Brief: Determine how many lines contain the string "Reproduce" and reply with that number alone.

Rows from a dataset of charts and code:

────────────────────────────────────────

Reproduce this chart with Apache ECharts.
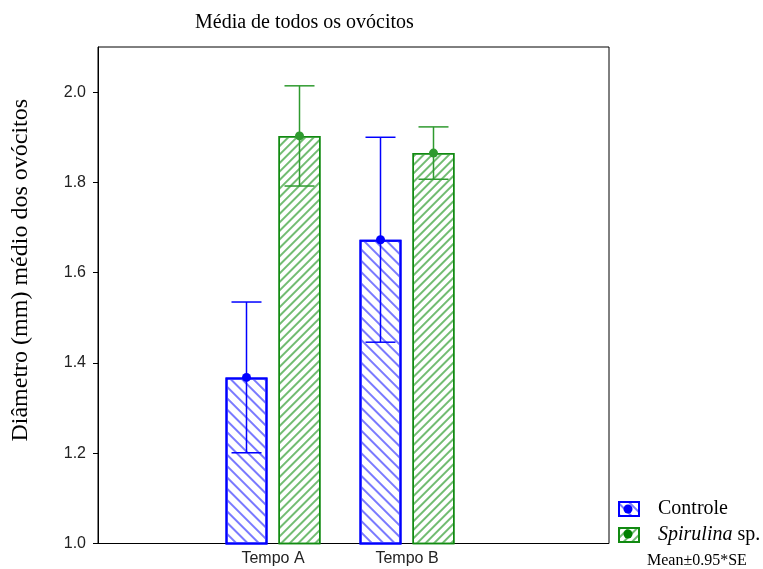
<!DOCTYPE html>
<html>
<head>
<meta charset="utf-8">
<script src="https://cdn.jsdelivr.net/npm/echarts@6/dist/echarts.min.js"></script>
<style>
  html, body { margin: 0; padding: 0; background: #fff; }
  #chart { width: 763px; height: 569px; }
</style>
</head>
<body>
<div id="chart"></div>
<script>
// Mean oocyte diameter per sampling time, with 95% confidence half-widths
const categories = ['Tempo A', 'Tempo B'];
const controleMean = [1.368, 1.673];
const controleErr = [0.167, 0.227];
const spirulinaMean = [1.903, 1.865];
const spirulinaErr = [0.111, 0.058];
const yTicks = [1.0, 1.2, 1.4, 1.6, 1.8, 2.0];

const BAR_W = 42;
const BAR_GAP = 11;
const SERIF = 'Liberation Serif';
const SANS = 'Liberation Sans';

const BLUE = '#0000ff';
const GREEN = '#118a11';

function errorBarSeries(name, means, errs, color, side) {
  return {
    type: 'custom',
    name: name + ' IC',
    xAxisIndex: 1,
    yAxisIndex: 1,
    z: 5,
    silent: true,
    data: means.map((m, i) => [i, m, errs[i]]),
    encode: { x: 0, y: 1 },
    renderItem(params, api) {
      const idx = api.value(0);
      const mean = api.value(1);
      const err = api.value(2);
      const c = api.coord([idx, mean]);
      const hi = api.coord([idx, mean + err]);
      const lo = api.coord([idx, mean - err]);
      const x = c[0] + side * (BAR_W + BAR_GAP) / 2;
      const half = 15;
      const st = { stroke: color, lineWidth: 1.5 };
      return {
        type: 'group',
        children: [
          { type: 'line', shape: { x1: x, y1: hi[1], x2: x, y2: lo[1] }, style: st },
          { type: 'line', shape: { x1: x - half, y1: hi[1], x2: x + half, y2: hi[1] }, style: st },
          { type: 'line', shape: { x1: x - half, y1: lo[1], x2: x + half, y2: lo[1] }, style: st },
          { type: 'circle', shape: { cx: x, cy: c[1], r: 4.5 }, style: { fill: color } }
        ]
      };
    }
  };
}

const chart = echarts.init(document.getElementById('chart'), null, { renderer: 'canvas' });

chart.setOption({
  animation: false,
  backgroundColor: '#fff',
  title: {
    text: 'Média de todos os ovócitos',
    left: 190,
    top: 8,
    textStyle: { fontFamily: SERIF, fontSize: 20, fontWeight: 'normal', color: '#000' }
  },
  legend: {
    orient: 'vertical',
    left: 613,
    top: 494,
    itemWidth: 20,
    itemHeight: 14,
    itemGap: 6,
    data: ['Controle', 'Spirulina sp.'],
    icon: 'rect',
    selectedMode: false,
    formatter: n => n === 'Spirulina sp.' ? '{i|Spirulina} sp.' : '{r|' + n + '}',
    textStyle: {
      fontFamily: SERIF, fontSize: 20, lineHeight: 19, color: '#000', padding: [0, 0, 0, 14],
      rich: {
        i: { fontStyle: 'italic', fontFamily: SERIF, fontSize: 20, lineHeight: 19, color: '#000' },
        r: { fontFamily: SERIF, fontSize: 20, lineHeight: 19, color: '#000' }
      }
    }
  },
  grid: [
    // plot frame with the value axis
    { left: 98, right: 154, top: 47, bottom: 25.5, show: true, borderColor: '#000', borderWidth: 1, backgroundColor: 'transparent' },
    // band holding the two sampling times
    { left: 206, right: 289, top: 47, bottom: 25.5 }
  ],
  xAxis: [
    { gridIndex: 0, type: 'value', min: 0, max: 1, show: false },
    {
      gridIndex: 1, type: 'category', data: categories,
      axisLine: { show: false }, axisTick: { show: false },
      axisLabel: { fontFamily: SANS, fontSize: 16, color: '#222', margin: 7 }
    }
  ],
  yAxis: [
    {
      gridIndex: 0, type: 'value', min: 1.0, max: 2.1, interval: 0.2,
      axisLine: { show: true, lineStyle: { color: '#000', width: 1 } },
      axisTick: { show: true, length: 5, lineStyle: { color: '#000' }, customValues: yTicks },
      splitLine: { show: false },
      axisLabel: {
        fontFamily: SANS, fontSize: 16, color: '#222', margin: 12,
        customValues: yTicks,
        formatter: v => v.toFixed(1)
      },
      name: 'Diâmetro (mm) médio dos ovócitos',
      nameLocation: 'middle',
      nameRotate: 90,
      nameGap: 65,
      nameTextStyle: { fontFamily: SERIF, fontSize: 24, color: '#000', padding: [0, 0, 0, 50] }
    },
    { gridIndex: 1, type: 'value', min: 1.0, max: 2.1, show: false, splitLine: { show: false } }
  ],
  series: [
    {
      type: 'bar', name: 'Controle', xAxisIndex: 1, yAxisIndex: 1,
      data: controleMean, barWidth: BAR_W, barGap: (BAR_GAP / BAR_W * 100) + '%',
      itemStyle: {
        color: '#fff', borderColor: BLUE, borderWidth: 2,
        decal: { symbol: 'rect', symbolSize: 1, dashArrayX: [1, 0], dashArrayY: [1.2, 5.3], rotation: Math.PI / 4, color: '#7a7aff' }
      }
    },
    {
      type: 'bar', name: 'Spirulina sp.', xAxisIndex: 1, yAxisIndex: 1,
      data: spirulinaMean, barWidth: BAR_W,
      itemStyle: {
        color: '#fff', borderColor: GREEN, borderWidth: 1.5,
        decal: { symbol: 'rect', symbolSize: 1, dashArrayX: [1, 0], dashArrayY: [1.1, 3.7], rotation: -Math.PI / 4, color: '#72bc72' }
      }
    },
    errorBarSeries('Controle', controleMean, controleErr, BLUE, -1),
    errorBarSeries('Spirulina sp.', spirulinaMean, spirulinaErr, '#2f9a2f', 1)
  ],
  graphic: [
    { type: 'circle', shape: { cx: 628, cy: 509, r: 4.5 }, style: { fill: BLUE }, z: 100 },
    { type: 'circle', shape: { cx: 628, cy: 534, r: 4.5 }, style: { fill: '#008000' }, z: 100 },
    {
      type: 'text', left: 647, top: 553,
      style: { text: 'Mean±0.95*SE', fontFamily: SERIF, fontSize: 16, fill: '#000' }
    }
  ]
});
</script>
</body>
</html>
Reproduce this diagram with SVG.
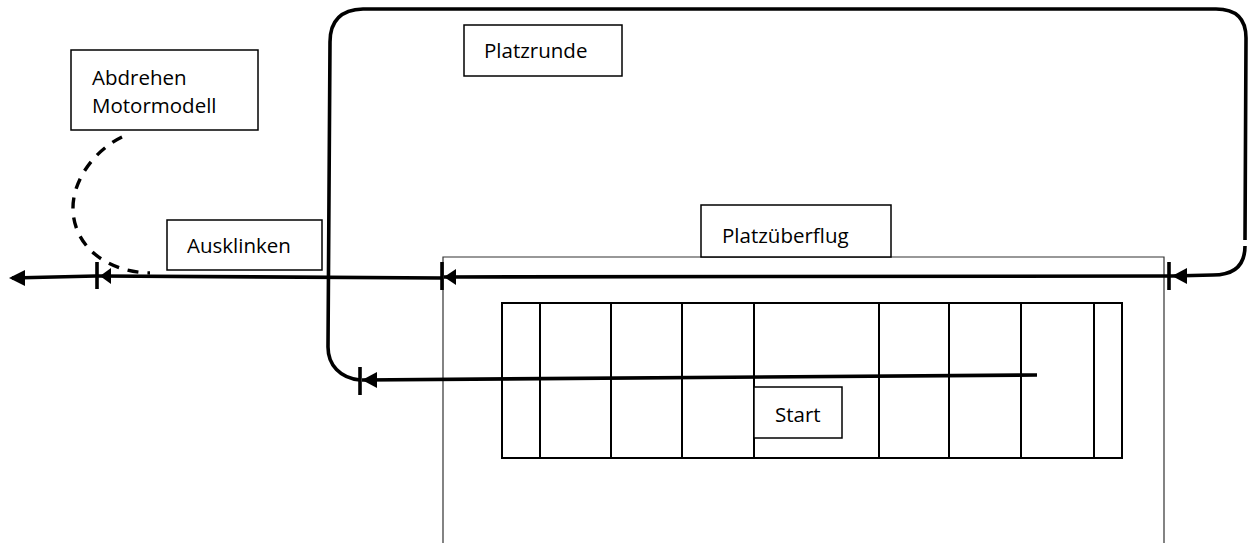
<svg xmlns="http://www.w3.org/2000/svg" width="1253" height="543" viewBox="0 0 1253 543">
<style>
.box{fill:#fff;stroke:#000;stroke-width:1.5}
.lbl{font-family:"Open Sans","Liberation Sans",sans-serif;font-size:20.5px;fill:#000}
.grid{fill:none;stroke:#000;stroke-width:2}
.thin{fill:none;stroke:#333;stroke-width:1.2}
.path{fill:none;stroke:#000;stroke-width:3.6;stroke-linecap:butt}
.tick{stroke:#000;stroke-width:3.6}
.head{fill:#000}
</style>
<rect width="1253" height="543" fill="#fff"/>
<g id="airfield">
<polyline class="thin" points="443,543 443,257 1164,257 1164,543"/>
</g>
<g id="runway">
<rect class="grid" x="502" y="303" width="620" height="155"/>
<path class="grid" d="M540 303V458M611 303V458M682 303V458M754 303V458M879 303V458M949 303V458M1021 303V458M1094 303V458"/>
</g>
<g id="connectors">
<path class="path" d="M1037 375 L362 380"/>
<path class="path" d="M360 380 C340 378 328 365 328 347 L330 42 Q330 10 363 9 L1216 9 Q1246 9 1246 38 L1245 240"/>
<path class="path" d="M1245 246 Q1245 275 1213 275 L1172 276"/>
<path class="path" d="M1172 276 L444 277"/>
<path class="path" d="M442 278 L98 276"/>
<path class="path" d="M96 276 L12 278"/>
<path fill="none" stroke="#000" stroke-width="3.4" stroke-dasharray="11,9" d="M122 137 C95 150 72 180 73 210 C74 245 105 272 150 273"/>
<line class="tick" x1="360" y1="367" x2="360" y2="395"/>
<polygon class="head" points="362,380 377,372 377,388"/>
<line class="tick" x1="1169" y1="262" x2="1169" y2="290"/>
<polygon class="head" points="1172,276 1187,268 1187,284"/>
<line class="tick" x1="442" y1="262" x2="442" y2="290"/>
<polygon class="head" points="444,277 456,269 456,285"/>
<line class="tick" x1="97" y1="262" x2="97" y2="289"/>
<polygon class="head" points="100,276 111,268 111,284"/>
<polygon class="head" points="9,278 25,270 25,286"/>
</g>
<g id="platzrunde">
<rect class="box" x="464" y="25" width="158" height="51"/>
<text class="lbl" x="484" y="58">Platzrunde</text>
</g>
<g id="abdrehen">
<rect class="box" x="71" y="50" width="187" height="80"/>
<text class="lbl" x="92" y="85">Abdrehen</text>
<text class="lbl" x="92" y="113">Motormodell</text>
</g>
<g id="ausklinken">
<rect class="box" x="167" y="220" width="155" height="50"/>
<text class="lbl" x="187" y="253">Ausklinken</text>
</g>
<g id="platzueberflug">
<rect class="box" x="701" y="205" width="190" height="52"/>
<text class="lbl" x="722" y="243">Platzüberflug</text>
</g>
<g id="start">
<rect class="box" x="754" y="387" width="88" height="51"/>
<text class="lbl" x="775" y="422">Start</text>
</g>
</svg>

────────────────────────────────────────

Correct output: 2